The choice of the origin is arbitrary: any other point may be chosen, as the representation is of an affine space. The origin merely represents a reference point, and is algebraically equivalent to any other point. As with any translation, changing the origin corresponds to a rotation in the representation space.

== Geometrical objects ==
=== Basis ===

Basis blades of $\mathcal G(4,1)$
| Elements | Geometric concept |
Point and dual sphere
| $e_i, n_0, n_\infty$ | Without $n_0$ is dual plane |
Point pair
| $e_{ij}$ | Bivector |
| $e_{i}n_0$ | Tangent vector |
| $e_i n_\infty$ | Direction vector (plus bivector is dual line) |
| $E = n_o \wedge n_\infty$ | Flat point origin * |
Circle
| $e_1 e_2 e_3 = I_3$ | 3D pseudoscalar |
| $e_{ij} n_0$ | Tangent bivector |
| $e_{ij} n_\infty$ | Direction bivector (plus $e_i E$ is the line) |
| $e_i E$ |  |
Sphere
| $e_{ij} E$ |  |
| $e_i n_0$ | Without $e_i n_0$is the plane |
| $e_i n_\infty$ |  |

Together with $I_5 = e_{123}E$ and $1$, these are the 32 basis blades of the algebra.
The flat point origin is written as an outer product because the geometric product is of mixed grade ($E = e_ + e_-$).

=== As the solution of a pair of equations ===
Given any nonzero blade A of the representing space, the set of vectors that are solutions to a pair of homogeneous equations of the form
 $X^2 = 0$
 $X \wedge A = 0$
is the union of homogeneous 1-d subspaces of null vectors, and is thus a representation of a set of points in the base space.
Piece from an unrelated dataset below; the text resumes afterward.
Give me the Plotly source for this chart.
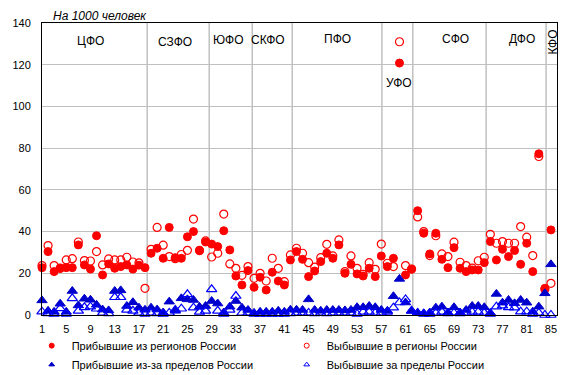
import plotly.graph_objects as go

regions = list(range(1, 86))

arrived_regions = [22.7, 30.4, 20.8, 22.3, 22.7, 22.7, 33.6, 24.0, 22.0, 38.0,
                   19.2, 24.5, 22.4, 23.2, 24.0, 22.0, 23.9, 22.7, 29.6, 32.0,
                   27.2, 42.0, 27.5, 27.2, 37.5, 40.0, 30.8, 35.0, 34.0, 32.8,
                   40.4, 31.2, 18.7, 14.4, 21.3, 13.3, 18.1, 12.0, 20.5, 16.3,
                   14.4, 26.4, 30.4, 26.7, 18.4, 21.1, 25.6, 29.6, 27.2, 33.6,
                   20.0, 24.3, 19.7, 18.7, 22.4, 18.4, 28.3, 23.2, 27.2, 120.8,
                   19.2, 22.0, 50.0, 39.2, 29.3, 39.2, 26.7, 22.7, 32.3, 22.4,
                   20.8, 21.6, 21.6, 25.1, 35.2, 26.4, 31.5, 28.0, 30.9, 24.3,
                   34.4, 20.8, 77.3, 12.8, 40.8]

left_regions = [23.7, 33.3, 23.7, 22.5, 26.4, 27.0, 35.0, 26.1, 25.9, 30.4,
                24.0, 26.9, 26.4, 26.4, 27.7, 25.4, 25.0, 12.8, 31.5, 42.0,
                33.5, 28.0, 27.0, 29.0, 31.0, 46.0, 31.0, 35.5, 27.8, 29.6,
                48.4, 24.5, 22.4, 19.0, 23.2, 17.6, 20.0, 16.3, 27.2, 22.4,
                16.0, 28.8, 32.0, 29.6, 25.1, 23.0, 27.5, 33.9, 28.3, 36.0,
                20.8, 28.3, 22.4, 19.5, 25.1, 21.9, 34.0, 24.8, 23.2, 131.0,
                23.7, 22.0, 47.0, 40.0, 28.5, 38.0, 29.3, 28.0, 34.9, 25.3,
                23.7, 22.5, 26.0, 27.7, 38.7, 34.4, 35.2, 34.4, 34.4, 42.4,
                37.3, 28.5, 76.0, 12.3, 15.2]

arrived_abroad = [7.0, 2.0, 1.5, 5.4, 1.5, 11.5, 4.6, 7.8, 7.3, 4.9,
                  2.6, 2.2, 11.5, 11.8, 4.3, 6.1, 3.5, 2.5, 3.5, 2.6,
                  1.2, 6.4, 2.0, 8.0, 7.5, 7.2, 3.9, 4.3, 6.7, 5.5,
                  1.2, 4.0, 6.7, 3.5, 2.4, 1.0, 1.5, 1.5, 1.5, 2.0,
                  1.5, 2.5, 2.5, 2.4, 7.5, 2.4, 2.0, 2.4, 2.4, 2.4,
                  2.2, 2.4, 3.7, 3.7, 4.3, 3.7, 2.4, 2.0, 9.0, 17.3,
                  6.0, 2.0, 1.0, 0.8, 1.2, 3.5, 4.0, 1.2, 3.7, 1.2,
                  2.4, 4.3, 4.3, 3.7, 1.0, 10.1, 5.9, 7.2, 5.6, 7.2,
                  5.9, 1.6, 4.0, 10.4, 24.3]

left_abroad = [1.6, 0.8, 0.5, 3.2, 0.5, 8.0, 2.0, 3.7, 4.0, 3.0,
               1.0, 0.8, 8.5, 8.5, 2.5, 2.0, 1.0, 0.5, 1.0, 0.8,
               0.5, 1.0, 2.4, 3.0, 9.9, 3.5, 1.5, 2.0, 12.3, 2.0,
               0.5, 2.5, 9.1, 1.0, 1.0, 0.5, 0.5, 0.5, 0.5, 0.5,
               0.5, 0.8, 1.0, 1.0, 1.0, 0.8, 1.0, 0.8, 1.0, 1.0,
               1.0, 1.0, 0.5, 1.5, 1.5, 1.0, 1.0, 1.5, 3.5, 6.0,
               7.5, 2.0, 1.0, 0.5, 0.5, 1.0, 1.5, 0.8, 1.0, 0.8,
               1.0, 1.5, 1.5, 1.0, 0.5, 4.0, 4.5, 3.7, 3.5, 1.6,
               1.6, 0.5, 1.0, 0.0, 0.0]

series_names = ["Прибывшие из регионов России", "Выбывшие в регионы России",
                "Прибывшие из-за пределов России", "Выбывшие за пределы России"]

district_names = ["ЦФО", "СЗФО", "ЮФО", "СКФО", "ПФО", "УФО", "СФО", "ДФО", "КФО"]
district_label_x = [9.05, 22.9, 31.8, 38.35, 49.8, 59.96, 69.2, 80.2, 85.4]
district_label_y = [131.6, 131.1, 131.9, 131.9, 132.4, 111.2, 132.3, 132.3, 130.8]
district_bounds = [18.36, 28.6, 35.7, 42.3, 57.1, 62.2, 74.3, 84.2]

x_ticks = list(range(1, 86, 4))
y_ticks = list(range(0, 141, 20))

RED = "#FF0000"
BLUE = "#0000CC"
BLUE_OPEN = "#0000FF"
FONT = "Arial, Liberation Sans, sans-serif"

styles = [
    dict(symbol="circle", color=RED, line=dict(width=1, color=RED), size=8),
    dict(symbol="circle-open", color=RED, line=dict(width=1.2, color=RED), size=8),
    dict(symbol="triangle-up", color=BLUE, line=dict(width=1, color=BLUE), size=9),
    dict(symbol="triangle-up-open", color=BLUE_OPEN, line=dict(width=1.2, color=BLUE_OPEN), size=9),
]
series_values = [arrived_regions, left_regions, arrived_abroad, left_abroad]

fig = go.Figure()
for name, vals, st in zip(series_names, series_values, styles):
    fig.add_trace(go.Scatter(x=regions, y=vals, mode="markers", name=name, showlegend=False,
                             marker=st, cliponaxis=False))
# legend entries with small symbols, as in the reference
for name, st in zip(series_names, styles):
    small = dict(st)
    small["size"] = 5
    small["line"] = dict(width=1, color=st["color"])
    fig.add_trace(go.Scatter(x=[None], y=[None], mode="markers", name=name, marker=small))

for b in district_bounds:
    fig.add_shape(type="line", xref="x", yref="paper", x0=b, x1=b, y0=0, y1=1,
                  line=dict(color="#C0C0C0", width=1.5), layer="below")

for name, lx, ly in zip(district_names, district_label_x, district_label_y):
    fig.add_annotation(x=lx, y=ly, xref="x", yref="y", text=name, showarrow=False,
                       font=dict(family=FONT, size=12, color="black"),
                       textangle=-90 if name == "КФО" else 0)

fig.add_annotation(x=0.018, y=1.025, xref="paper", yref="paper", text="<i>На 1000 человек</i>",
                   showarrow=False, xanchor="left", yanchor="middle",
                   font=dict(family=FONT, size=12, color="black"))

fig.update_layout(
    width=566, height=375,
    margin=dict(l=42, r=9, t=23, b=60, autoexpand=False),
    paper_bgcolor="white", plot_bgcolor="white",
    font=dict(family=FONT, size=11, color="black"),
    showlegend=True,
    legend=dict(orientation="h", xref="container", yref="container",
                x=0.056, y=0.117, xanchor="left", yanchor="top",
                entrywidth=210, entrywidthmode="pixels",
                font=dict(family=FONT, size=11, color="black"),
                itemwidth=30, tracegroupgap=0, bgcolor="rgba(0,0,0,0)"),
    xaxis=dict(range=[1, 86], tickvals=x_ticks, ticktext=[str(t) for t in x_ticks],
               showgrid=False, zeroline=False, showline=True, linecolor="black", linewidth=1,
               mirror=True, ticks="", ticklabelstandoff=4, automargin=False),
    yaxis=dict(range=[0, 140], tickvals=y_ticks, showgrid=True, gridcolor="#C0C0C0", gridwidth=1,
               zeroline=False, showline=True, linecolor="black", linewidth=1, mirror=True,
               ticks="", ticklabelstandoff=8, automargin=False),
)

fig.write_html("out.html", config={"displayModeBar": False},
               post_script="document.body.style.margin='0';document.body.style.overflow='hidden';")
This leads to the choice of a blade A as being a useful way to represent a particular class of geometric objects. Specific cases for the blade A (independent of the number of dimensions of the space) when the base space is Euclidean space are:
- a scalar: the empty set
- a vector: a single point
- a bivector: a pair of points
- a trivector: a generalized circle
- a 4-vector: a generalized sphere
- etc.

These each may split into three cases according to whether A^{2} is positive, zero or negative, corresponding (in reversed order in some cases) to the object as listed, a degenerate case of a single point, or no points (where the nonzero solutions of X ∧ A exclude null vectors).
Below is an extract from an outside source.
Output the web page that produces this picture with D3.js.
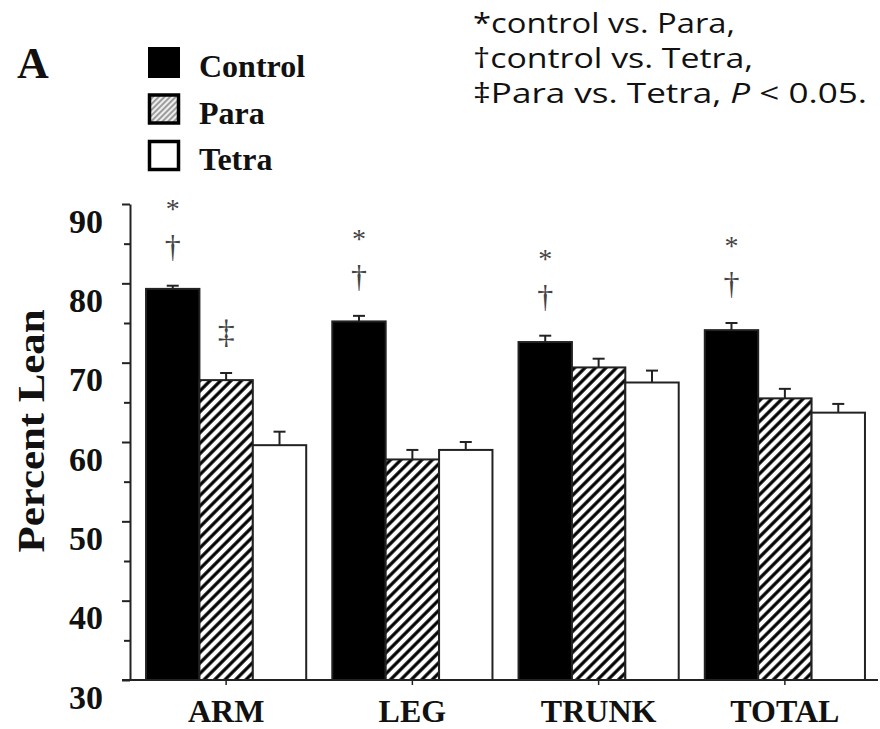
<!DOCTYPE html>
<html>
<head>
<meta charset="utf-8">
<script src="https://cdn.jsdelivr.net/npm/d3@7"></script>
<style>
  body { margin: 0; background: #fff; }
  svg { display: block; }
  .serif { font-family: "Liberation Serif", "Times New Roman", serif; font-weight: bold; }
</style>
</head>
<body>
<script>
var categories = ["ARM", "LEG", "TRUNK", "TOTAL"];
var seriesNames = ["Control", "Para", "Tetra"];

var controlValues = [79.3, 75.2, 72.6, 74.1];
var controlErrors = [0.4, 0.7, 0.8, 0.9];
var paraValues = [67.8, 57.8, 69.4, 65.5];
var paraErrors = [0.9, 1.2, 1.1, 1.2];
var tetraValues = [59.6, 59.0, 67.5, 63.7];
var tetraErrors = [1.7, 1.0, 1.5, 1.1];

var yTicks = [30, 35, 40, 45, 50, 55, 60, 65, 70, 75, 80, 85, 90];
var yTickLabels = ["30", "40", "50", "60", "70", "80", "90"];

// significance marks, listed top to bottom above each bar
var sigMarks = [
  {category: "ARM", series: "Control", symbols: ["*", "\u2020"]},
  {category: "ARM", series: "Para", symbols: ["\u2021"]},
  {category: "LEG", series: "Control", symbols: ["*", "\u2020"]},
  {category: "TRUNK", series: "Control", symbols: ["*", "\u2020"]},
  {category: "TOTAL", series: "Control", symbols: ["*", "\u2020"]}
];

var noteLines = [
  [["*control vs. Para,", false]],
  [["\u2020control vs. Tetra,", false]],
  [["\u2021Para vs. Tetra, ", false], ["P", true], [" < 0.05.", false]]
];
var noteWidths = [262, 280, 394];

var width = 880, height = 729;

var svg = d3.select("body").append("svg")
  .attr("width", width)
  .attr("height", height);

var defs = svg.append("defs");

var hatch = defs.append("pattern")
  .attr("id", "hatch")
  .attr("patternUnits", "userSpaceOnUse")
  .attr("width", 7.4).attr("height", 7.4)
  .attr("patternTransform", "rotate(45)");
hatch.append("rect").attr("width", 7.4).attr("height", 7.4).attr("fill", "#fff");
hatch.append("line")
  .attr("x1", 3.7).attr("y1", 0).attr("x2", 3.7).attr("y2", 7.4)
  .attr("stroke", "#000").attr("stroke-width", 3.2);

var hatchFine = defs.append("pattern")
  .attr("id", "hatchFine")
  .attr("patternUnits", "userSpaceOnUse")
  .attr("width", 4).attr("height", 4)
  .attr("patternTransform", "rotate(45)");
hatchFine.append("rect").attr("width", 4).attr("height", 4).attr("fill", "#eee");
hatchFine.append("line")
  .attr("x1", 2).attr("y1", 0).attr("x2", 2).attr("y2", 4)
  .attr("stroke", "#888").attr("stroke-width", 1.6);

var fills = {Control: "#000", Para: "url(#hatch)", Tetra: "#fff"};

var rows = categories.map(function(c, i) {
  return {
    category: c,
    bars: [
      {category: c, series: "Control", value: controlValues[i], err: controlErrors[i]},
      {category: c, series: "Para", value: paraValues[i], err: paraErrors[i]},
      {category: c, series: "Tetra", value: tetraValues[i], err: tetraErrors[i]}
    ]
  };
});

var y = d3.scaleLinear().domain([30, 90]).range([680, 204]);

var x0 = d3.scaleBand()
  .domain(categories)
  .range([133, 878])
  .paddingInner(0.14)
  .paddingOuter(0.07);

var x1 = d3.scaleBand()
  .domain(seriesNames)
  .range([0, x0.bandwidth()]);

// bars
var groups = svg.append("g").selectAll("g")
  .data(rows)
  .enter().append("g")
  .attr("transform", function(d) { return "translate(" + x0(d.category) + ",0)"; });

groups.selectAll("rect")
  .data(function(d) { return d.bars; })
  .enter().append("rect")
  .attr("x", function(d) { return x1(d.series); })
  .attr("width", x1.bandwidth())
  .attr("y", function(d) { return y(d.value); })
  .attr("height", function(d) { return y(30) - y(d.value); })
  .attr("fill", function(d) { return fills[d.series]; })
  .attr("stroke", "#222")
  .attr("stroke-width", 2);

// error bars
var errG = groups.selectAll("g.err")
  .data(function(d) { return d.bars; })
  .enter().append("g")
  .attr("class", "err")
  .attr("stroke", "#222")
  .attr("stroke-width", 2);

errG.append("line")
  .attr("x1", function(d) { return x1(d.series) + x1.bandwidth() / 2; })
  .attr("x2", function(d) { return x1(d.series) + x1.bandwidth() / 2; })
  .attr("y1", function(d) { return y(d.value); })
  .attr("y2", function(d) { return y(d.value + d.err); });

errG.append("line")
  .attr("x1", function(d) { return x1(d.series) + x1.bandwidth() / 2 - 6; })
  .attr("x2", function(d) { return x1(d.series) + x1.bandwidth() / 2 + 6; })
  .attr("y1", function(d) { return y(d.value + d.err); })
  .attr("y2", function(d) { return y(d.value + d.err); });

// significance symbols
function findBar(cat, ser) {
  var row = rows[categories.indexOf(cat)];
  return row.bars[seriesNames.indexOf(ser)];
}

var symSize = {"*": 28, "\u2020": 32, "\u2021": 34};
var symShift = {"*": 12, "\u2020": 11, "\u2021": 10};

sigMarks.forEach(function(m) {
  var b = findBar(m.category, m.series);
  var cx = x0(m.category) + x1(m.series) + x1.bandwidth() / 2;
  var top = y(b.value + b.err);
  var n = m.symbols.length;
  m.symbols.forEach(function(s, i) {
    var level = n - i; // 1 = closest to bar
    svg.append("text")
      .attr("x", cx)
      .attr("y", top - 40 * level + symShift[s])
      .attr("text-anchor", "middle")
      .attr("font-family", "Liberation Serif, Times New Roman, serif")
      .attr("font-size", symSize[s])
      .attr("fill", "#444")
      .text(s);
  });
});

// y axis
var yAxis = d3.axisLeft(y)
  .tickValues(yTicks)
  .tickSizeOuter(0)
  .tickFormat(function(d) { return d % 10 === 0 ? yTickLabels[(d - 30) / 10] : ""; });

var yg = svg.append("g")
  .attr("transform", "translate(130,0)")
  .call(yAxis);

yg.select(".domain").attr("stroke", "#222").attr("stroke-width", 2);
yg.selectAll(".tick line")
  .attr("stroke", "#222")
  .attr("stroke-width", 2)
  .attr("x2", function(d) { return d % 10 === 0 ? -8 : -6; });
yg.selectAll(".tick text")
  .attr("class", "serif")
  .attr("x", -27)
  .attr("y", 28)
  .attr("dy", 0)
  .attr("font-size", 34)
  .attr("fill", "#111");

// x axis
svg.append("line")
  .attr("x1", 122).attr("x2", 878)
  .attr("y1", y(30)).attr("y2", y(30))
  .attr("stroke", "#222").attr("stroke-width", 2);

var xAxis = d3.axisBottom(x0).tickSize(5).tickSizeOuter(0);
var xg = svg.append("g")
  .attr("transform", "translate(0," + y(30) + ")")
  .call(xAxis);
xg.select(".domain").remove();
xg.selectAll(".tick line").attr("stroke", "#222").attr("stroke-width", 1.5);
xg.selectAll(".tick text")
  .attr("class", "serif")
  .attr("y", 42)
  .attr("dy", 0)
  .attr("font-size", 32)
  .attr("fill", "#111");

// y title
svg.append("text")
  .attr("class", "serif")
  .attr("transform", "translate(44,431) rotate(-90)")
  .attr("text-anchor", "middle")
  .attr("font-size", 38)
  .attr("textLength", 243)
  .attr("lengthAdjust", "spacingAndGlyphs")
  .attr("fill", "#111")
  .text("Percent Lean");

// panel letter
svg.append("text")
  .attr("class", "serif")
  .attr("x", 17).attr("y", 78)
  .attr("font-size", 44)
  .attr("fill", "#111")
  .text("A");

// legend
var legend = svg.append("g").selectAll("g")
  .data(seriesNames)
  .enter().append("g")
  .attr("transform", function(d, i) { return "translate(148," + (47 + i * 46.5) + ")"; });

legend.append("rect")
  .attr("x", function(d) { return d === "Control" ? 0 : 1.5; })
  .attr("y", function(d) { return d === "Control" ? 0 : 1.5; })
  .attr("width", function(d) { return d === "Control" ? 32 : 29; })
  .attr("height", function(d) { return d === "Control" ? 31 : 28; })
  .attr("fill", function(d) { return d === "Para" ? "url(#hatchFine)" : fills[d]; })
  .attr("stroke", "#000")
  .attr("stroke-width", function(d) { return d === "Control" ? 0 : 3.5; });

legend.append("text")
  .attr("class", "serif")
  .attr("x", 51)
  .attr("y", 30)
  .attr("font-size", 32)
  .attr("fill", "#111")
  .text(function(d) { return d; });

// note text, one text element per line
noteLines.forEach(function(line, i) {
  var t = svg.append("text")
    .attr("x", 473)
    .attr("y", 33 + i * 35)
    .attr("font-family", "Open Sans, Noto Sans, sans-serif")
    .attr("font-size", 28)
    .attr("textLength", noteWidths[i])
    .attr("lengthAdjust", "spacingAndGlyphs")
    .attr("fill", "#111");
  line.forEach(function(part) {
    var s = t.append("tspan").text(part[0]);
    if (part[1]) s.attr("font-style", "italic");
  });
});
</script>
</body>
</html>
The listed geometric objects (generalized n-spheres) become quasi-spheres in the more general case of the base space being pseudo-Euclidean.

Flat objects may be identified by the point at infinity being included in the solutions. Thus, if n_{∞} ∧ A = 0, the object will be a line, plane, etc., for the blade A respectively being of grade 3, 4, etc.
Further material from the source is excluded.